● PROBLEM TO SOLVE:
Write out all the data again, exactly as it stands.

● RECORDS TO USE:

━━━━━━━━━━━━━━━━

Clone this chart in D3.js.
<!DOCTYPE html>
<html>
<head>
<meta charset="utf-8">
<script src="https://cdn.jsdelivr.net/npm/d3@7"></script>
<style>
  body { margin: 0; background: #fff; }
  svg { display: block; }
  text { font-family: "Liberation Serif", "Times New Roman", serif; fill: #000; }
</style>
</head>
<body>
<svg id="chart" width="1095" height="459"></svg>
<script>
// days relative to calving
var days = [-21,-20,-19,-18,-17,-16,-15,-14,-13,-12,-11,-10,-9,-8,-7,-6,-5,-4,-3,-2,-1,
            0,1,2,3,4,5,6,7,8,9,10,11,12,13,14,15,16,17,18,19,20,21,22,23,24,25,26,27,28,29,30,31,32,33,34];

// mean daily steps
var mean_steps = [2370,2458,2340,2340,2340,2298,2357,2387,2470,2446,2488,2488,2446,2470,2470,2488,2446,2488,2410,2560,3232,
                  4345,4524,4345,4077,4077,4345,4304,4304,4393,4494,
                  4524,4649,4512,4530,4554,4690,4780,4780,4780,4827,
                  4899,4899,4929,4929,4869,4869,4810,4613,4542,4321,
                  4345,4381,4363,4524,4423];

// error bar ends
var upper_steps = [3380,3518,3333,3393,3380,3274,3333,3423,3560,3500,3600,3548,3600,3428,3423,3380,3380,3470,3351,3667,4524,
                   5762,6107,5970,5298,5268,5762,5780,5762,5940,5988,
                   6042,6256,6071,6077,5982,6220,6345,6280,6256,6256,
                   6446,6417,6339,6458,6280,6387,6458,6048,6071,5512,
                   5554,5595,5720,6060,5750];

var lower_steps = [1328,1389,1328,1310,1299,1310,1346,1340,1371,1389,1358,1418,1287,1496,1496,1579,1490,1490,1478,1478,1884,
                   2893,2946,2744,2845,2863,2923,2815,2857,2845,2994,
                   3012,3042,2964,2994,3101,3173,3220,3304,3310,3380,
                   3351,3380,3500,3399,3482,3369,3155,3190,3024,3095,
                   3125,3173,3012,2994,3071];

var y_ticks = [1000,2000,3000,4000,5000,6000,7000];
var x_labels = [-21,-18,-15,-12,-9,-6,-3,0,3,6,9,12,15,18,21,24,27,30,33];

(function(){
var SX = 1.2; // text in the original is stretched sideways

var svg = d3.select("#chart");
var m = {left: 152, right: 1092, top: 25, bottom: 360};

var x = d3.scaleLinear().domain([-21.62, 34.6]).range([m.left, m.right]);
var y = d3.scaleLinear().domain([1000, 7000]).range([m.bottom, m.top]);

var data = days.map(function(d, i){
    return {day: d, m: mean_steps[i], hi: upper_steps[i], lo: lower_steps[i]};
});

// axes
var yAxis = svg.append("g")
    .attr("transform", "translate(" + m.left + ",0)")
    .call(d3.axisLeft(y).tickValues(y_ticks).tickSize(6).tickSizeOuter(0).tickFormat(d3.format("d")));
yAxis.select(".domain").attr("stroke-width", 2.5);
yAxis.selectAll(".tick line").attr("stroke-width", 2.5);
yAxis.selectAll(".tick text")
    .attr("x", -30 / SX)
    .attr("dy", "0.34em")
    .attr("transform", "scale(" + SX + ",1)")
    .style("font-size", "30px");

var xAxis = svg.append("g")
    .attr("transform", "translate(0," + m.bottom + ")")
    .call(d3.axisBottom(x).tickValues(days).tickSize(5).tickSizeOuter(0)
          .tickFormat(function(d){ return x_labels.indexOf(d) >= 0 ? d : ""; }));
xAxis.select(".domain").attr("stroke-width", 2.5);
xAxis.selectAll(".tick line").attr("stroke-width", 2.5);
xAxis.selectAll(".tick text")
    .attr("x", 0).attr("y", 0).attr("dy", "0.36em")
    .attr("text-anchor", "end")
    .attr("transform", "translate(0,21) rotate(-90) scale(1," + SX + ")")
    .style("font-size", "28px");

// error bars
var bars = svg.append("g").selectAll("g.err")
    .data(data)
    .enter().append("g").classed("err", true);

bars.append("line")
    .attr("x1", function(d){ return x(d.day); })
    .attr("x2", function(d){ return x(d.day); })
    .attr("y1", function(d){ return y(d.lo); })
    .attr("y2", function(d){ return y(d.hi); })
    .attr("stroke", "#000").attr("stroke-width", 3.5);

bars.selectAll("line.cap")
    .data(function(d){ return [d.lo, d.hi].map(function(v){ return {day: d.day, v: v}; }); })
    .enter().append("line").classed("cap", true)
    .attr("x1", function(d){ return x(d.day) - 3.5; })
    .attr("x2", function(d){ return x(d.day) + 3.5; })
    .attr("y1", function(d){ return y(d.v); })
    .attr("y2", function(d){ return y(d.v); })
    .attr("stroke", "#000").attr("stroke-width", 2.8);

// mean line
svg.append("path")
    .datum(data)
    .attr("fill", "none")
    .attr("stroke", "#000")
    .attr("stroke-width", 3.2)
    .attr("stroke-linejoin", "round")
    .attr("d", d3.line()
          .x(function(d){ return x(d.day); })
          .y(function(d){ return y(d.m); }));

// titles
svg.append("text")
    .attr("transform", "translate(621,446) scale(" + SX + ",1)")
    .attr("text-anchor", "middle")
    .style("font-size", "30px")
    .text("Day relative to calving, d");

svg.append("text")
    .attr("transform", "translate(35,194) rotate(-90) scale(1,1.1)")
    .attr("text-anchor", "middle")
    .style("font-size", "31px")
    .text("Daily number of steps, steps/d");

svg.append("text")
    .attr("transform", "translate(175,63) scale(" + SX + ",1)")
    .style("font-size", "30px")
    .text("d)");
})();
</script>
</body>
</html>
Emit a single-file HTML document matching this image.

━━━━━━━━━━━━━━━━

● COMPLETE OUTPUT:
Clone this chart in D3.js.
<!DOCTYPE html>
<html>
<head>
<meta charset="utf-8">
<script src="https://cdn.jsdelivr.net/npm/d3@7"></script>
<style>
  body { margin: 0; background: #fff; }
  svg { display: block; }
  text { font-family: "Liberation Serif", "Times New Roman", serif; fill: #000; }
</style>
</head>
<body>
<svg id="chart" width="1095" height="459"></svg>
<script>
// days relative to calving
var days = [-21,-20,-19,-18,-17,-16,-15,-14,-13,-12,-11,-10,-9,-8,-7,-6,-5,-4,-3,-2,-1,
            0,1,2,3,4,5,6,7,8,9,10,11,12,13,14,15,16,17,18,19,20,21,22,23,24,25,26,27,28,29,30,31,32,33,34];

// mean daily steps
var mean_steps = [2370,2458,2340,2340,2340,2298,2357,2387,2470,2446,2488,2488,2446,2470,2470,2488,2446,2488,2410,2560,3232,
                  4345,4524,4345,4077,4077,4345,4304,4304,4393,4494,
                  4524,4649,4512,4530,4554,4690,4780,4780,4780,4827,
                  4899,4899,4929,4929,4869,4869,4810,4613,4542,4321,
                  4345,4381,4363,4524,4423];

// error bar ends
var upper_steps = [3380,3518,3333,3393,3380,3274,3333,3423,3560,3500,3600,3548,3600,3428,3423,3380,3380,3470,3351,3667,4524,
                   5762,6107,5970,5298,5268,5762,5780,5762,5940,5988,
                   6042,6256,6071,6077,5982,6220,6345,6280,6256,6256,
                   6446,6417,6339,6458,6280,6387,6458,6048,6071,5512,
                   5554,5595,5720,6060,5750];

var lower_steps = [1328,1389,1328,1310,1299,1310,1346,1340,1371,1389,1358,1418,1287,1496,1496,1579,1490,1490,1478,1478,1884,
                   2893,2946,2744,2845,2863,2923,2815,2857,2845,2994,
                   3012,3042,2964,2994,3101,3173,3220,3304,3310,3380,
                   3351,3380,3500,3399,3482,3369,3155,3190,3024,3095,
                   3125,3173,3012,2994,3071];

var y_ticks = [1000,2000,3000,4000,5000,6000,7000];
var x_labels = [-21,-18,-15,-12,-9,-6,-3,0,3,6,9,12,15,18,21,24,27,30,33];

(function(){
var SX = 1.2; // text in the original is stretched sideways

var svg = d3.select("#chart");
var m = {left: 152, right: 1092, top: 25, bottom: 360};

var x = d3.scaleLinear().domain([-21.62, 34.6]).range([m.left, m.right]);
var y = d3.scaleLinear().domain([1000, 7000]).range([m.bottom, m.top]);

var data = days.map(function(d, i){
    return {day: d, m: mean_steps[i], hi: upper_steps[i], lo: lower_steps[i]};
});

// axes
var yAxis = svg.append("g")
    .attr("transform", "translate(" + m.left + ",0)")
    .call(d3.axisLeft(y).tickValues(y_ticks).tickSize(6).tickSizeOuter(0).tickFormat(d3.format("d")));
yAxis.select(".domain").attr("stroke-width", 2.5);
yAxis.selectAll(".tick line").attr("stroke-width", 2.5);
yAxis.selectAll(".tick text")
    .attr("x", -30 / SX)
    .attr("dy", "0.34em")
    .attr("transform", "scale(" + SX + ",1)")
    .style("font-size", "30px");

var xAxis = svg.append("g")
    .attr("transform", "translate(0," + m.bottom + ")")
    .call(d3.axisBottom(x).tickValues(days).tickSize(5).tickSizeOuter(0)
          .tickFormat(function(d){ return x_labels.indexOf(d) >= 0 ? d : ""; }));
xAxis.select(".domain").attr("stroke-width", 2.5);
xAxis.selectAll(".tick line").attr("stroke-width", 2.5);
xAxis.selectAll(".tick text")
    .attr("x", 0).attr("y", 0).attr("dy", "0.36em")
    .attr("text-anchor", "end")
    .attr("transform", "translate(0,21) rotate(-90) scale(1," + SX + ")")
    .style("font-size", "28px");

// error bars
var bars = svg.append("g").selectAll("g.err")
    .data(data)
    .enter().append("g").classed("err", true);

bars.append("line")
    .attr("x1", function(d){ return x(d.day); })
    .attr("x2", function(d){ return x(d.day); })
    .attr("y1", function(d){ return y(d.lo); })
    .attr("y2", function(d){ return y(d.hi); })
    .attr("stroke", "#000").attr("stroke-width", 3.5);

bars.selectAll("line.cap")
    .data(function(d){ return [d.lo, d.hi].map(function(v){ return {day: d.day, v: v}; }); })
    .enter().append("line").classed("cap", true)
    .attr("x1", function(d){ return x(d.day) - 3.5; })
    .attr("x2", function(d){ return x(d.day) + 3.5; })
    .attr("y1", function(d){ return y(d.v); })
    .attr("y2", function(d){ return y(d.v); })
    .attr("stroke", "#000").attr("stroke-width", 2.8);

// mean line
svg.append("path")
    .datum(data)
    .attr("fill", "none")
    .attr("stroke", "#000")
    .attr("stroke-width", 3.2)
    .attr("stroke-linejoin", "round")
    .attr("d", d3.line()
          .x(function(d){ return x(d.day); })
          .y(function(d){ return y(d.m); }));

// titles
svg.append("text")
    .attr("transform", "translate(621,446) scale(" + SX + ",1)")
    .attr("text-anchor", "middle")
    .style("font-size", "30px")
    .text("Day relative to calving, d");

svg.append("text")
    .attr("transform", "translate(35,194) rotate(-90) scale(1,1.1)")
    .attr("text-anchor", "middle")
    .style("font-size", "31px")
    .text("Daily number of steps, steps/d");

svg.append("text")
    .attr("transform", "translate(175,63) scale(" + SX + ",1)")
    .style("font-size", "30px")
    .text("d)");
})();
</script>
</body>
</html>
Emit a single-file HTML document matching this image.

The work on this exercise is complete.